Surabaya, Nawacita – Pasien Covid-19 yang terpapar di Jawa Timur (Jatim) kian hari bertambah jumlahnya. Sampai pada Sabtu 2 Mei 2020 pasien terkonfirmasi menyentuh angka 1.030 orang. Hal ini diperparah oleh klaster baru yang muncul di PT. H.M Sampoerna beberapa hari lalu.
Jazuli selaku Sekjend DPW Federasi Serikat Pekerja Metal Indonesia (FSPMI) Jatim, mengaku sudah mengingatkan Pemprov agar menutup kawasan industri sejak kasus Covid-19 baru muncul di Indonesia. Pasalnya kawasan-kawasan industri itu padat oleh pekerja. Sehingga untuk menghindari penyebaran Covid-19 dilingkungan pekerja industri lebih baik kawasan tersebut ditutup sementara.
“Awal-awal kejadian sudah kita sampaikan kepada pemerintah. Supaya kawasan di industri yang padat segera dilakukan penutupan. Agar menghindari hal-hal seperti ini (penyebaran Covid-19, red),” ujarnya pada 1 Mei 2020.
Lanjutnya, Ia juga menilai penerapan Pembatasan Sosial Berskala Besar (PSBB) tidak maksimal. Apalagi PSBB terkesan hanya membatasi jalan raya saja. Sedangkan di pabrik-pabrik tetap dibiarkan orang-orang bergerombol.
“Engga jelas. Saya rasa pemerintah harus evaluasi diri dan benar-benar memahami kondisi seperti ini,” tukasnya.
Sementara itu, Habibus Shalihin selaku koordinator bidang Buruh dan Miskin Kota Lembaga Bantuan Hukum Surabaya (LBH) menilai Pemerintah Daerah (Pemda) lalai dalam melindungi buruh.

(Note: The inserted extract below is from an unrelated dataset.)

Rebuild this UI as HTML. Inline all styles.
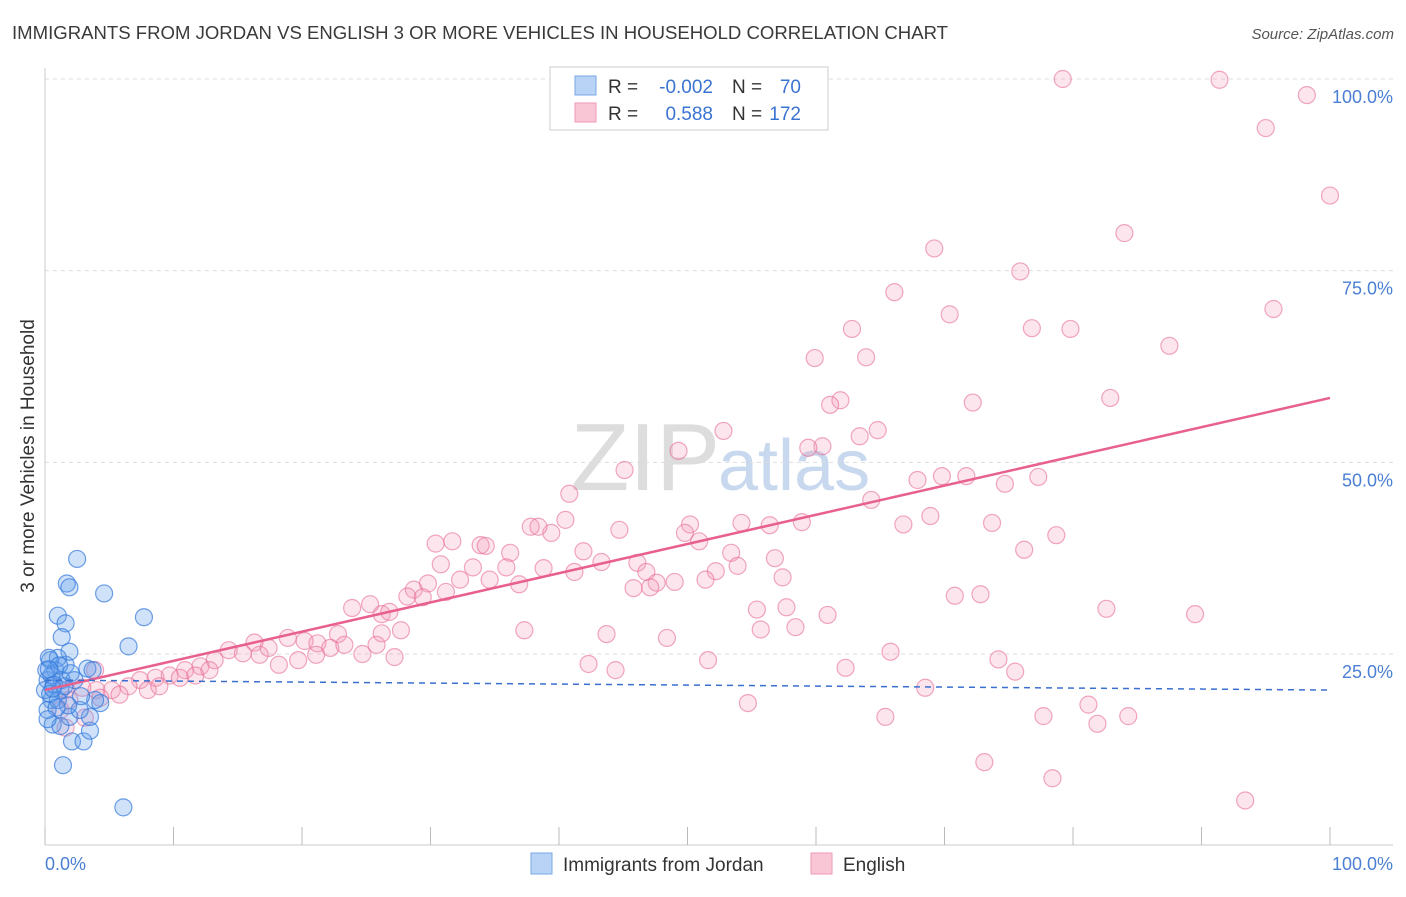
<!DOCTYPE html>
<html><head><meta charset="utf-8"><style>
body{margin:0;background:#fff;font-family:"Liberation Sans",sans-serif;}
svg text{font-family:"Liberation Sans",sans-serif;}
</style></head><body>
<svg id="chart" width="1406" height="892" xmlns="http://www.w3.org/2000/svg">
<text x="12" y="39" font-size="18" fill="#3a3a3a" textLength="936" lengthAdjust="spacingAndGlyphs">IMMIGRANTS FROM JORDAN VS ENGLISH 3 OR MORE VEHICLES IN HOUSEHOLD CORRELATION CHART</text>
<text x="1394" y="39" font-size="15" fill="#555" text-anchor="end" font-style="italic">Source: ZipAtlas.com</text>
<text x="720" y="490" font-size="96" fill="#ddd" text-anchor="end" font-family="Liberation Serif">ZIP</text>
<text x="718" y="490" font-size="72" fill="#c8d8ee">atlas</text>
<g id="grid"></g><g id="axes"></g><g id="pts"></g><g id="lines"></g>
<text transform="translate(34,456) rotate(-90)" font-size="19" fill="#333" text-anchor="middle">3 or more Vehicles in Household</text>
<text x="45" y="870" font-size="18" fill="#4a7fd4">0.0%</text>
<text x="1393" y="870" font-size="18" fill="#4a7fd4" text-anchor="end">100.0%</text>
<g>
<rect x="550" y="67" width="278" height="63" fill="#fff" stroke="#ccc"/>
<rect x="575" y="76" width="21" height="19" fill="#b8d3f5" stroke="#7aa8e6"/>
<rect x="575" y="103" width="21" height="19" fill="#f9c6d6" stroke="#ee9ab6"/>
<text x="608" y="93" font-size="19" fill="#333">R =</text>
<text x="713" y="93" font-size="19" fill="#3a73d1" text-anchor="end">-0.002</text>
<text x="732" y="93" font-size="19" fill="#333">N =</text>
<text x="801" y="93" font-size="19" fill="#3a73d1" text-anchor="end">70</text>
<text x="608" y="120" font-size="19" fill="#333">R =</text>
<text x="713" y="120" font-size="19" fill="#3a73d1" text-anchor="end">0.588</text>
<text x="732" y="120" font-size="19" fill="#333">N =</text>
<text x="801" y="120" font-size="19" fill="#3a73d1" text-anchor="end">172</text>
</g>
<g><rect x="531" y="853" width="21" height="21" fill="#b8d3f5" stroke="#7aa8e6"/><text x="563" y="871" font-size="19" fill="#333">Immigrants from Jordan</text></g>
<g><rect x="811" y="853" width="21" height="21" fill="#f9c6d6" stroke="#ee9ab6"/><text x="843" y="871" font-size="19" fill="#333">English</text></g>
</svg>
<script>
const yTicks=[25,50,75,100];
const yTickLabels=["25.0%","50.0%","75.0%","100.0%"];
const xTicks=[0,10,20,30,40,50,60,70,80,90,100];
const pinkX=[79.2,91.4,98.2,95.0,100,84.0,69.2,75.9,66.1,95.6,70.4,62.8,76.8,79.8,87.5,59.9,63.9,61.9,61.1,72.2,82.9,52.8,64.8,63.4,60.5,59.4,49.3,45.1,69.8,67.9,71.7,77.3,74.7,64.3,40.8,40.5,37.8,39.4,38.4,50.2,54.2,56.4,58.9,68.9,66.8,73.7,44.7,49.8,50.9,30.4,31.7,33.9,34.3,36.2,41.9,76.2,78.7,53.4,56.8,43.3,46.1,30.8,33.3,35.9,38.8,41.2,46.8,52.2,53.9,32.3,34.6,36.9,47.6,49.0,51.4,57.4,45.8,47.1,29.8,28.7,28.2,29.4,31.2,26.2,25.3,23.9,26.8,70.8,72.8,55.4,57.7,60.9,82.6,89.5,27.7,26.2,22.8,37.3,43.7,48.4,55.7,58.4,18.9,20.2,21.2,22.2,23.3,16.3,17.4,25.8,16.7,14.3,15.4,13.2,12.1,18.2,19.7,21.1,24.7,27.2,42.3,44.4,51.6,62.3,65.8,74.2,75.5,10.9,9.7,8.6,7.4,6.5,5.2,4.0,2.9,1.6,1.2,1.9,4.3,5.8,8.0,8.9,10.5,11.7,12.8,3.9,54.7,68.5,81.2,77.7,84.3,65.4,81.9,73.1,78.4,93.4,1.6,3.1];
const pinkY=[100,99.9,97.9,93.6,84.8,79.9,77.9,74.9,72.2,70.0,69.3,67.4,67.5,67.4,65.2,63.6,63.7,58.1,57.5,57.8,58.4,54.1,54.2,53.4,52.1,51.9,51.5,49.0,48.2,47.7,48.2,48.1,47.2,45.1,45.9,42.5,41.6,40.8,41.6,41.9,42.1,41.8,42.2,43.0,41.9,42.1,41.2,40.8,39.7,39.4,39.7,39.2,39.1,38.2,38.4,38.6,40.5,38.2,37.5,37.0,36.9,36.7,36.3,36.3,36.2,35.7,35.7,35.8,36.5,34.7,34.7,34.1,34.3,34.4,34.7,35.0,33.6,33.7,34.2,33.4,32.5,32.4,33.1,30.2,31.5,31.0,30.5,32.6,32.8,30.8,31.1,30.1,30.9,30.2,28.1,27.7,27.6,28.1,27.6,27.1,28.2,28.5,27.1,26.7,26.4,25.8,26.2,26.5,25.8,26.2,24.9,25.5,25.1,24.2,23.4,23.6,24.2,24.9,25.0,24.6,23.7,22.9,24.2,23.2,25.3,24.3,22.7,22.9,22.2,21.9,21.6,20.8,20.3,20.3,20.6,20.3,17.7,19.0,19.3,19.7,20.3,20.8,21.9,22.2,22.9,22.9,18.6,20.6,18.4,16.9,16.9,16.8,15.9,10.9,8.8,5.9,15.4,16.7];
const blueX=[2.5,1.7,1.9,4.6,1.0,1.6,1.3,7.7,6.5,6.1,1.4,2.1,3.0,3.5,0.6,1.2,1.9,3.5,4.3,3.9,0.5,1.2,0.2,0.8,1.6,1.9,3.3,3.7,0.4,1.0,0,0.2,2.3,2.7,1.0,1.8,0.5,1.3,0.1,0.3,0.7,1.1,0.4,0.9,1.5,2.0,0.2,0.6,2.8,0.3];
const blueY=[37.4,34.2,33.7,32.9,30.0,29.0,27.2,29.8,26.0,5.0,10.5,13.6,13.6,15.0,15.8,15.6,16.8,16.8,18.6,19.0,19.0,20.3,21.6,22.9,23.6,25.3,23.1,22.9,24.2,24.5,20.3,17.7,21.6,17.7,19.0,18.3,22.2,21.6,22.9,24.5,21.0,23.5,19.8,18.0,20.8,22.5,16.5,20.5,19.5,23.0];
const pinkTrend=[20.3,58.4];
const blueTrend=[21.6,20.3];
const NS="http://www.w3.org/2000/svg";
const x0=45,x1=1330,yb=845.7,yt=79;
const sx=v=>x0+(x1-x0)*v/100;
const sy=v=>yb-(yb-yt)*v/100;
function mk(tag,attrs,parent){const e=document.createElementNS(NS,tag);for(const k in attrs)e.setAttribute(k,attrs[k]);parent.appendChild(e);return e;}
const grid=document.getElementById('grid'),axes=document.getElementById('axes'),pts=document.getElementById('pts'),lines=document.getElementById('lines');
yTicks.forEach((t,i)=>{
 const l=mk('line',{x1:45,x2:1393,y1:sy(t),y2:sy(t),stroke:'#ddd','stroke-dasharray':'4,4'},grid);
 
 
 const tx=mk('text',{x:1393,y:sy(t)+24,'font-size':18,fill:'#4a7fd4','text-anchor':'end'},grid);
 tx.textContent=yTickLabels[i];
 
 
});
const ax=mk('line',{x1:45,x2:1393,y1:845,y2:845,stroke:'#ccc'},axes);


const ay=mk('line',{x1:45,x2:45,y1:68,y2:845,stroke:'#ccc'},axes);


xTicks.forEach(t=>{
 const l=mk('line',{x1:sx(t),x2:sx(t),y1:827,y2:845,stroke:'#bbb'},axes);
 
 
});
pinkX.forEach((v,i)=>{
 const c=mk('circle',{cx:sx(v),cy:sy(pinkY[i]),r:8.5,fill:'rgba(244,150,180,0.25)',stroke:'rgba(232,110,150,0.6)','stroke-width':1.2},pts);
 
 
});
blueX.forEach((v,i)=>{
 const c=mk('circle',{cx:sx(v),cy:sy(blueY[i]),r:8.5,fill:'rgba(100,160,235,0.3)',stroke:'rgba(50,120,220,0.7)','stroke-width':1.2},pts);
 
 
});
const pl=mk('line',{x1:sx(0),y1:sy(pinkTrend[0]),x2:sx(100),y2:sy(pinkTrend[1]),stroke:'#e8608e','stroke-width':2.5},lines);


const bl=mk('line',{x1:sx(0),y1:sy(blueTrend[0]),x2:sx(100),y2:sy(blueTrend[1]),stroke:'#3a6fd0','stroke-width':1.5,'stroke-dasharray':'6,5'},lines);


</script>
</body></html>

Ia bersama aliansi Gerakan Tolak Omnibus Law (Getol) mengaku juga sudah memperingatkan Pemprov Jatim terkait hal itu.
Sekitaran akhir Maret 2020 lalu, Habibus bersama Getol bertemu dengan Gubernur dan Wakil Gubernur Jatim. Pada pertemuan itu Getol membicarakan kemungkinan penumpukan orang di dalam pabrik. Sehingga dikhawatirkan penularan Covid-19 akan cepat menyebar di dalam lingkungan seperti itu.
“Pada tanggal 23 Maret masih banyak pabrik baik Sampoerna atau lainnya, yang masih mempekerjakan ribuan buruh di dalam perusahaan. Artinya bila pemerintah bersama jajarannya mau menghindari, mengantisipasi atau memutus mata rantai virus corona, kemudian salah satu caranya yakni tumpukan orang-orang di dalam pabrik harus dikurangi,” ujarnya melalui sambungan telepon pada 2 Mei 2020.
Pada bulan Maret lalu juga ada himbauan dari Dinas Tenaga Kerja Jatim (Disnaker). Namun menurut Habibus himbauan tersebut kurang tegas. Sebab prinsip dari himbauan boleh dilaksanakan, atau tidak dilaksanakan. seandainya dibuatkan aturan hukum, maka akan ada sanksi yang berlaku bagi para pelanggarnya.
“Getol dan LBH sudah memperingatkan kepada Gubernur. Bahwa Gubernur wajib tegas memberikan aturan atau jaminan hukum kepada pekerja atau karyawan. Kalau yang terburuk dari yang buruk adalah dirumahkan maka karyawan harus diberikan gaji penuh. Lalu ada jaminan tidak ada PHK,” terangnya.
Habibus juga membandingkan perlakuan Pemda terhadap kafe dengan pabrik. Ia menjelaskan bila kafe atau warung kopi selalu ditindak tegas bila ada yang bergerombol. Sedangkan untuk pengawasan buruh yang bergerombol di pabrik masih dianggap kurang.
“Sebetulnya kalau ada aturannya itu (jaminan hukum) clear dari dulu. Satpol PP berani membubarkan kafe-kafe, tapi tidak bisa membubarkan pabrik-pabrik. Artinya kemudian aturan itu (jaminan hukum) bisa dibuat lalu diberlakukan se-Jatim. Sehingga bisa memberikan Juknis kepada Kepala Daerah. Aturan itu juga bisa diberikan kepada para pengusaha,” pungkasnya.